LE LIBAN EN PRE-GUERRE CIVILE AUJOURD’HUI
 
Un canton chrétien de fait subsiste donc aujourd’hui entre Beyrouth au sud, Tripoli au nord, le Mont-Liban à l’est. Le sud de ce canton est allié aux sunnites, derrière Samir Geagea, le nord aux chiites du Hezbollah, derrière le général Michel Aoun. Des dizaines de grandes familles chrétiennes s’engagent dans une alliance ou l’autre. Les Chrétiens, très menacés à terme, seraient donc potentiellement conduits à s’affronter comme auxiliaires des sunnites ou des chiites, soit la pire des situations envisageables. Sauf à conserver le pacte national qui préserve le pouvoir chrétien en lui assurant un poids stable.
 
Actuellement, la situation politique est des plus tendues. Le mandat du président de la République est vacant depuis mai. Les élections législatives à venir risquent de déclencher une nouvelle guerre civile. Le conflit syrien a contaminé le Liban dès 2012, pour l’instant seulement dans ses marges septentrionales ou orientales, avec une extension très possible, sinon probable.
 
La présence des réfugiés de Syrie fait quant à elle peser une lourde charge sur le pays, sachant que c’est le Hezbollah et ses alliés qui ont interdit d’organiser des camps pour eux, seul moyen d’assurer une vraie surveillance.

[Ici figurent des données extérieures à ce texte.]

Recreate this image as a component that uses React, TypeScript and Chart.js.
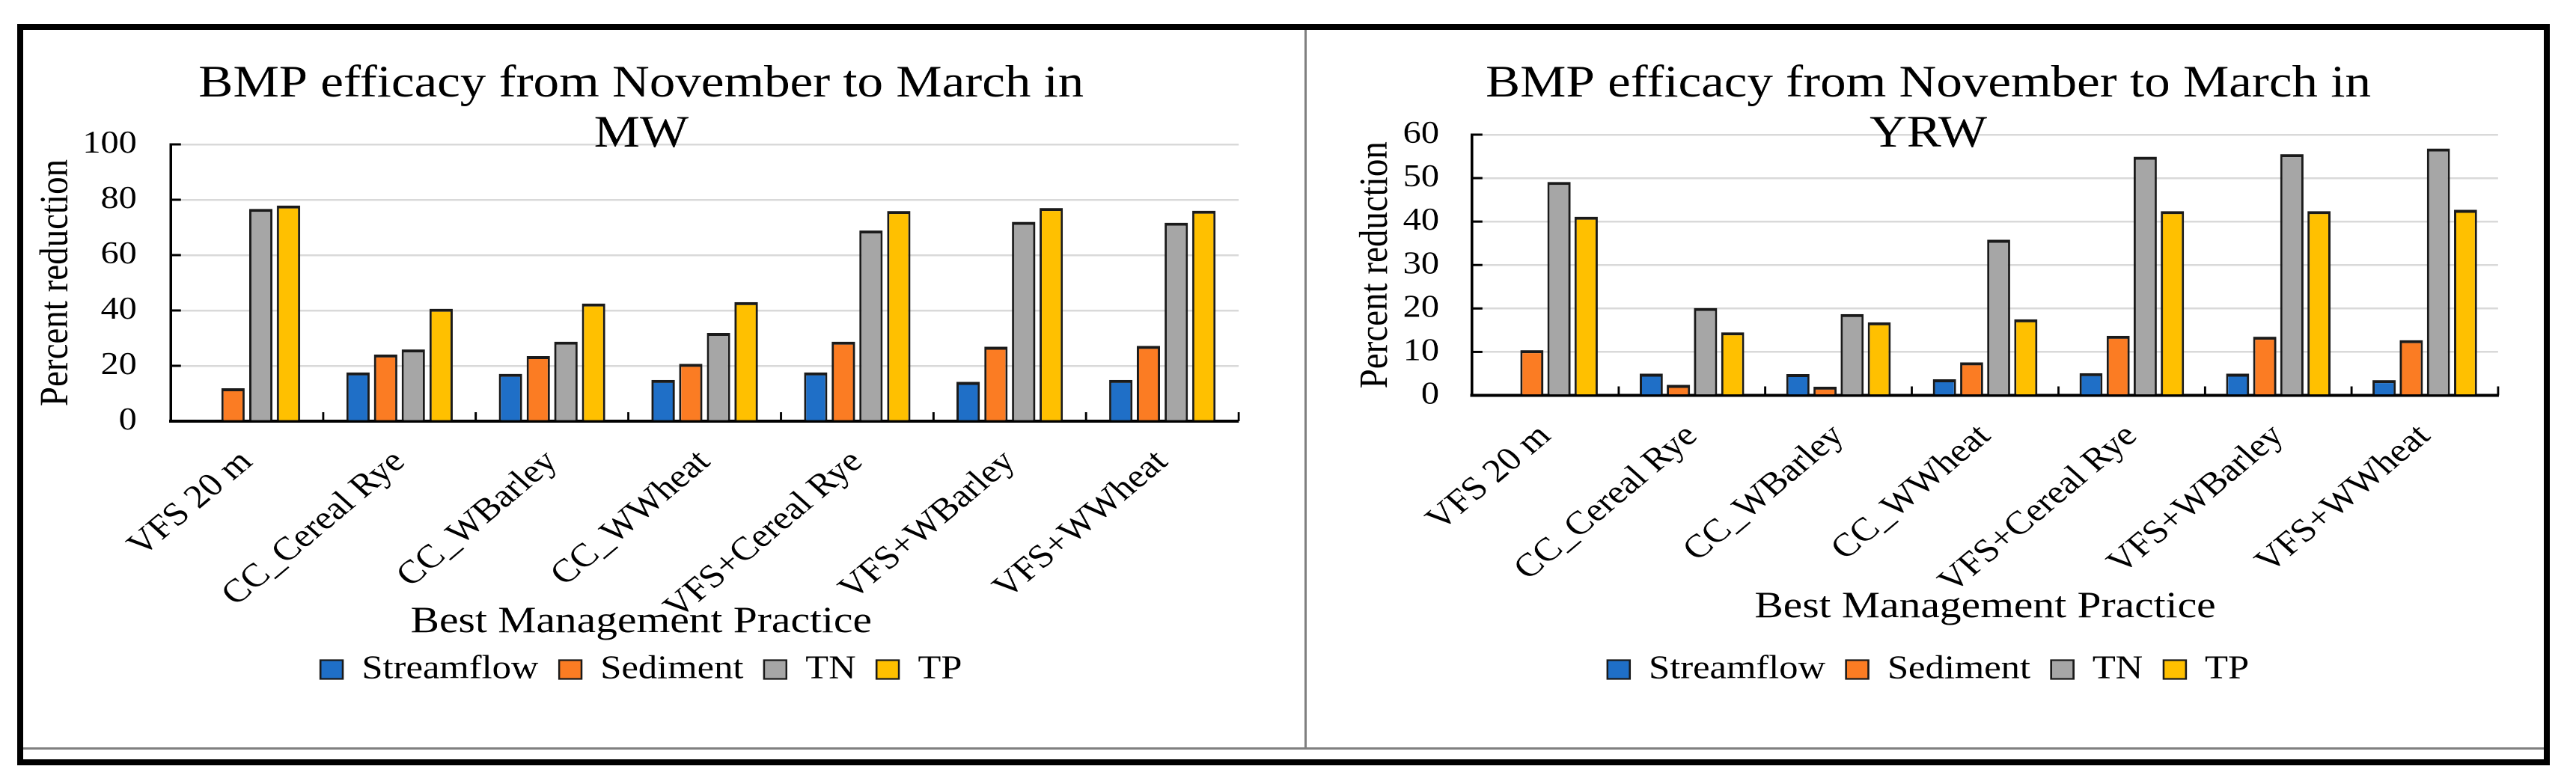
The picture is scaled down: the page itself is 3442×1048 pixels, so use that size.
import React, { useEffect, useRef } from 'react';
import { Chart, registerables } from 'chart.js';

Chart.register(...registerables);

// ---------- data ----------
const categories = ['VFS 20 m', 'CC_Cereal Rye', 'CC_WBarley', 'CC_WWheat', 'VFS+Cereal Rye', 'VFS+WBarley', 'VFS+WWheat'];
const seriesNames = ['Streamflow', 'Sediment', 'TN', 'TP'];
const seriesColors = ['#1F6FC7', '#FB7C23', '#A6A6A6', '#FFC000'];

const streamflowMW = [0.4, 17.6, 17.1, 14.9, 17.6, 14.2, 14.9];
const sedimentMW = [11.9, 24.1, 23.5, 20.7, 28.7, 26.9, 27.2];
const tnMW = [76.7, 25.9, 28.7, 31.9, 68.9, 72.0, 71.7];
const tpMW = [77.9, 40.6, 42.5, 43.0, 75.9, 77.0, 76.0];

const streamflowYRW = [0, 5.0, 4.9, 3.7, 5.1, 5.0, 3.5];
const sedimentYRW = [10.4, 2.4, 2.0, 7.6, 13.7, 13.5, 12.7];
const tnYRW = [49.1, 20.1, 18.7, 35.8, 54.9, 55.5, 56.8];
const tpYRW = [41.1, 14.5, 16.8, 17.5, 42.4, 42.4, 42.7];

const titleMW = ['BMP efficacy from November to March in', 'MW'];
const titleYRW = ['BMP efficacy from November to March in', 'YRW'];
const xAxisTitle = 'Best Management Practice';
const yAxisTitle = 'Percent reduction';

// ---------- style ----------
const FONT = "'Liberation Serif', 'Times New Roman', serif";
const STRETCH = 1.15;
const PANEL_TOP = 40;
const PANEL_H = 960;

Chart.defaults.color = '#000';

const innerTicks = {
  id: 'innerTicks',
  afterDraw(chart: any) {
    const { ctx, chartArea } = chart;
    const xs = chart.scales.x;
    const ys = chart.scales.y;
    ctx.save();
    ctx.strokeStyle = '#000';
    ctx.lineWidth = 3;
    ys.ticks.forEach((t: any) => {
      const py = ys.getPixelForValue(t.value);
      ctx.beginPath();
      ctx.moveTo(chartArea.left, py);
      ctx.lineTo(chartArea.left + 12, py);
      ctx.stroke();
    });
    ctx.lineWidth = 2.5;
    for (let i = 0; i < xs.ticks.length; i++) {
      const px = xs.getPixelForValue(i + 0.5);
      ctx.beginPath();
      ctx.moveTo(px, chartArea.bottom);
      ctx.lineTo(px, chartArea.bottom - 12);
      ctx.stroke();
    }
    ctx.restore();
  },
};

type PanelCfg = {
  left: number;
  width: number;
  title: string[];
  series: number[][];
  yMax: number;
  yStep: number;
  padLeft: number;
  padRight: number;
  titlePadBottom: number;
  yWidth: number;
  yTickPad: number;
  yTitlePad: number;
  xHeight: number;
  subtitleAxis: boolean;
  catPct: number;
  barPct: number;
};

function Panel({ cfg }: { cfg: PanelCfg }) {
  const ref = useRef<HTMLCanvasElement>(null);
  useEffect(() => {
    const chart = new Chart(ref.current as HTMLCanvasElement, {
      type: 'bar',
      data: {
        labels: categories,
        datasets: cfg.series.map((vals, i) => ({
          label: seriesNames[i],
          data: vals,
          backgroundColor: seriesColors[i],
          borderColor: '#1a1a1a',
          borderWidth: { top: 4, left: 2.5, right: 2.5, bottom: 0 },
          borderSkipped: 'start',
          categoryPercentage: cfg.catPct,
          barPercentage: cfg.barPct,
        })),
      },
      options: {
        animation: false,
        responsive: true,
        maintainAspectRatio: false,
        devicePixelRatio: 2,
        layout: { padding: { left: cfg.padLeft, right: cfg.padRight, top: 0, bottom: 73 } },
        plugins: {
          title: {
            display: true,
            text: cfg.title,
            color: '#000',
            font: { family: FONT, size: 60, weight: 'normal', lineHeight: 1.12 },
            padding: { top: 39.4, bottom: cfg.titlePadBottom },
          },
          subtitle: {
            display: cfg.subtitleAxis,
            text: xAxisTitle,
            position: 'bottom',
            weight: 500,
            color: '#000',
            font: { family: FONT, size: 50, weight: 'normal', lineHeight: 1.2 },
            padding: { top: -47, bottom: -13 },
          } as any,
          legend: {
            position: 'bottom',
            labels: {
              color: '#000',
              font: { family: FONT, size: 44 },
              boxWidth: 26,
              boxHeight: 25,
              padding: 24,
            },
          },
          tooltip: { enabled: false },
        },
        scales: {
          x: {
            z: 1,
            grid: { display: false, drawTicks: false },
            border: { display: true, color: '#000', width: 4 },
            ticks: {
              autoSkip: false,
              minRotation: 44,
              maxRotation: 44,
              padding: 29,
              color: '#000',
              font: { family: FONT, size: 44 },
            },
            title: {
              display: !cfg.subtitleAxis,
              text: xAxisTitle,
              color: '#000',
              font: { family: FONT, size: 50, lineHeight: 1.2 },
              padding: { top: 0, bottom: 7 },
            },
            afterFit: (s: any) => {
              s.height = cfg.xHeight;
            },
          },
          y: {
            min: 0,
            max: cfg.yMax,
            ticks: {
              stepSize: cfg.yStep,
              padding: cfg.yTickPad,
              color: '#000',
              font: { family: FONT, size: 42 },
            },
            grid: { color: '#D9D9D9', lineWidth: 2.5, drawTicks: false },
            border: { display: true, color: '#000', width: 3 },
            title: {
              display: true,
              text: yAxisTitle,
              color: '#000',
              font: { family: FONT, size: 47, lineHeight: 1.2 },
              padding: { top: cfg.yTitlePad, bottom: 0 },
            },
            afterFit: (s: any) => {
              s.width = cfg.yWidth;
            },
          },
        },
      },
      plugins: [innerTicks],
    } as any);
    return () => chart.destroy();
  }, []);
  return (
    <div
      style={{
        position: 'absolute',
        left: cfg.left,
        top: PANEL_TOP,
        width: cfg.width,
        height: PANEL_H,
        transform: `scaleX(${STRETCH})`,
        transformOrigin: '0 0',
      }}
    >
      <canvas ref={ref} />
    </div>
  );
}

const leftCfg: PanelCfg = {
  left: 31,
  width: 1489,
  title: titleMW,
  series: [streamflowMW, sedimentMW, tnMW, tpMW],
  yMax: 100,
  yStep: 20,
  padLeft: 24,
  padRight: 76.8,
  titlePadBottom: -20.8,
  yWidth: 147.3,
  yTickPad: 39.3,
  yTitlePad: -13.5,
  xHeight: 286,
  subtitleAxis: true,
  catPct: 0.726,
  barPct: 0.84,
};

const rightCfg: PanelCfg = {
  left: 1746,
  width: 1437,
  title: titleYRW,
  series: [streamflowYRW, sedimentYRW, tnYRW, tpYRW],
  yMax: 60,
  yStep: 10,
  padLeft: 60,
  padRight: 52.7,
  titlePadBottom: -33.8,
  yWidth: 132.2,
  yTickPad: 38.3,
  yTitlePad: -7.7,
  xHeight: 320.5,
  subtitleAxis: false,
  catPct: 0.74,
  barPct: 0.85,
};

export default function App() {
  return (
    <div style={{ position: 'absolute', left: 0, top: 0, width: 3442, height: 1048, background: '#fff', overflow: 'hidden' }}>
      <div
        style={{
          position: 'absolute',
          left: 23,
          top: 32,
          width: 3384,
          height: 991,
          border: '8px solid #000',
          boxSizing: 'border-box',
        }}
      />
      <div style={{ position: 'absolute', left: 1743, top: 40, width: 3, height: 962, background: '#808080' }} />
      <div style={{ position: 'absolute', left: 31, top: 999, width: 3368, height: 3, background: '#808080' }} />
      <Panel cfg={leftCfg} />
      <Panel cfg={rightCfg} />
    </div>
  );
}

La situation est devenue chaotique : on ne compte plus les routes coupées, et les enlèvements de soldats et gendarmes se multiplient : leurs corps sont rendus décapités ou avec une balle dans la tête.
 
Si les Chrétiens du Liban sont moins immédiatement menacés que ceux d’Irak ou de Syrie, leurs perspectives demeurent très sombres.